The detectives recounted cases of girls kidnapped or duped into coming to the United States. One girl, kidnapped from her remote village by a family of traffickers when she was 15 years old, was thrown in a basement and repeatedly raped by the father and brothers for a month before they put her in a brothel. She eventually was trafficked into the United States. After authorities discovered her, she took advantage of the assistance offered and has turned her life around. After being exploited for more than a decade, she now has a job, studies English and awaits her T-visa, a special visa given to trafficking victims in exchange for their cooperation with law enforcement officials.

Many victims do not cooperate out of fear or misplaced loyalty to their pimps. “Our success rate is not very high in getting females to admit that they are victims,” Stack said, but it is “not through lack of effort.” Although women are interviewed with sensitivity and offered help, he said, most remain mistrustful of police.

A number of nongovernmental organizations work with police to assist victims.
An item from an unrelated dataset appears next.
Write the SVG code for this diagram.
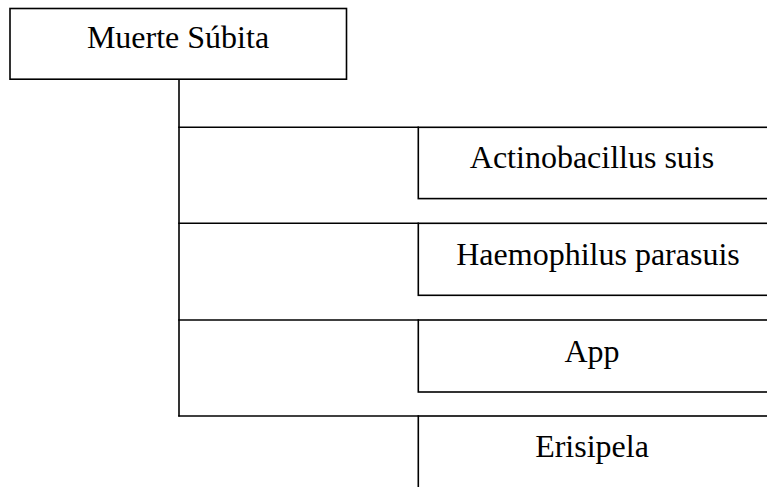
<svg xmlns="http://www.w3.org/2000/svg" width="767" height="487" viewBox="0 0 767 487">
<style>
.box{fill:#fff;stroke:#000;stroke-width:1.6}
.conn{stroke:#000;stroke-width:1.6;fill:none}
text{font-family:"Liberation Serif","Times New Roman",serif;font-size:32px;fill:#000;text-anchor:middle}
</style>
<rect width="767" height="487" fill="#fff"/>
<g id="connectors">
<line class="conn" x1="179" y1="79" x2="179" y2="416.5"/>
<line class="conn" x1="178.2" y1="127.3" x2="419" y2="127.3"/>
<line class="conn" x1="178.2" y1="223.3" x2="419" y2="223.3"/>
<line class="conn" x1="178.2" y1="320" x2="419" y2="320"/>
<line class="conn" x1="178.2" y1="416" x2="419" y2="416"/>
</g>
<g id="n0"><rect class="box" x="10" y="8.5" width="336.5" height="70.7"/><text x="178" y="48">Muerte Súbita</text></g>
<g id="n1"><rect class="box" x="418.3" y="127.3" width="360" height="71.3"/><text x="592" y="168">Actinobacillus suis</text></g>
<g id="n2"><rect class="box" x="418.3" y="223.3" width="360" height="72"/><text x="598" y="265">Haemophilus parasuis</text></g>
<g id="n3"><rect class="box" x="418.3" y="320" width="360" height="72"/><text x="592" y="362">App</text></g>
<g id="n4"><rect class="box" x="418.3" y="416" width="360" height="100"/><text x="592" y="457">Erisipela</text></g>
</svg>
Polaris Project and Ayuda are two such support groups. (See related article.)

HUMAN TRAFFICKING A DOMESTIC ISSUE IN THE UNITED STATES
The detectives say most of their cases today involve illegal immigrants trafficked for sex or labor. According to U.S. Department of Justice figures, an estimated 17,500 foreign nationals may be trafficked annually into the United States.

Wiley told USINFO, “When you say ‘trafficking,’ people think it’s an international issue. It’s not, it’s a domestic issue, too.” Runaway teenagers are frequent victims.

Much investigative work is done on the Internet. “It is absolutely out of control on the Internet,” Stack said. Instead of streetwalking, prostitutes and pimps now advertise on Craigslist or other Web sites.

Stack and Wiley speak at police academies, colleges, to firefighters, building inspectors and community groups on how to recognize the signs of trafficking. They say education is an important tool. Their informants range from paid contacts to apartment house managers and alert citizens.

Local and federal agencies work together -- if state lines are crossed, the FBI becomes involved. Federal penalties are stiffer. “These guys who are doing these heinous crimes,” who “force these women into prostitution” deserve long prison sentences, Stack said, “and they should get every day that’s coming to them.”

Hollywood contributes to the problem, Stack said. Films such as Hustle and Flow that glamorize pimps are used in the sex trade. “That’s a recruiting video for the pimps,” Stack said, adding that pimps make the girls watch movies and read books to learn the trade.

“These girls, for the most part, they are the victims … because they are trafficked into this country and they are forced into prostitution,” Stack said.